Thanks!

No concrete plans around any sort of hot code swapping for now.  That gets 
into lots of classloader stuff that, to be honest, seems like it adds a lot 
of complexity that we'd like to avoid.  Also, we are deploying all of our 
apps as uberjars for the time being, so we don't have a concrete use case 
for swapping out an individual service jar for now.

I'd love to see trapperkeeper be able to support this kind of thing for 
users who are interested in it, but I'd envision that a lot of the 
implementation would be done as a separate, optional TK service that 
wouldn't be mandatory for users who didn't feel they needed to introduce 
the extra complexity.  (There'd probably be a few changes necessary to the 
core framework to support such a service, though.)
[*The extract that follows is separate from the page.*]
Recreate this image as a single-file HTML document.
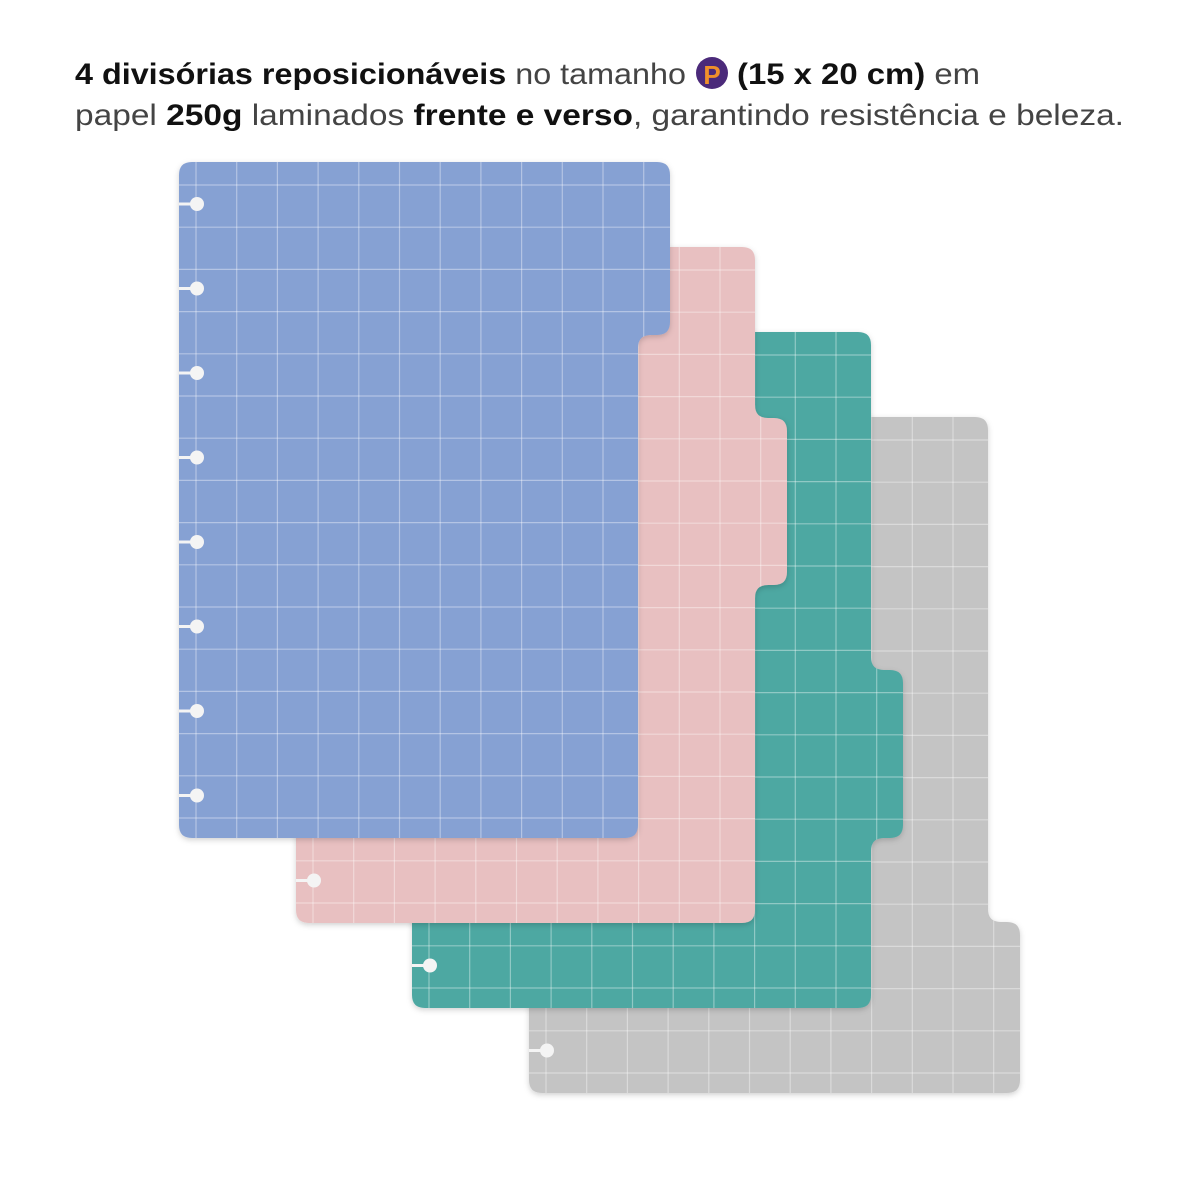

I think it would be fairly easy to write a notification/restart service 
that could drop into the existing framework today, for things like 
reloading a service when configuration changes.  Loading up new code for a 
running service would be more challenging.  Anyway, it's something that 
we're definitely keeping in mind and would be interested in hearing ideas 
about how it might look, but no concrete plans.

Next few things on our list are: making the jetty9 service support multiple 
jetty instances (e.g. to support running two web apps on two different 
ports, with different SSL configurations), a new service that allows you to 
configure all of your web routes in a single place, and some plumbing work 
to improve the way we're currently interacting with Prismatic Graph.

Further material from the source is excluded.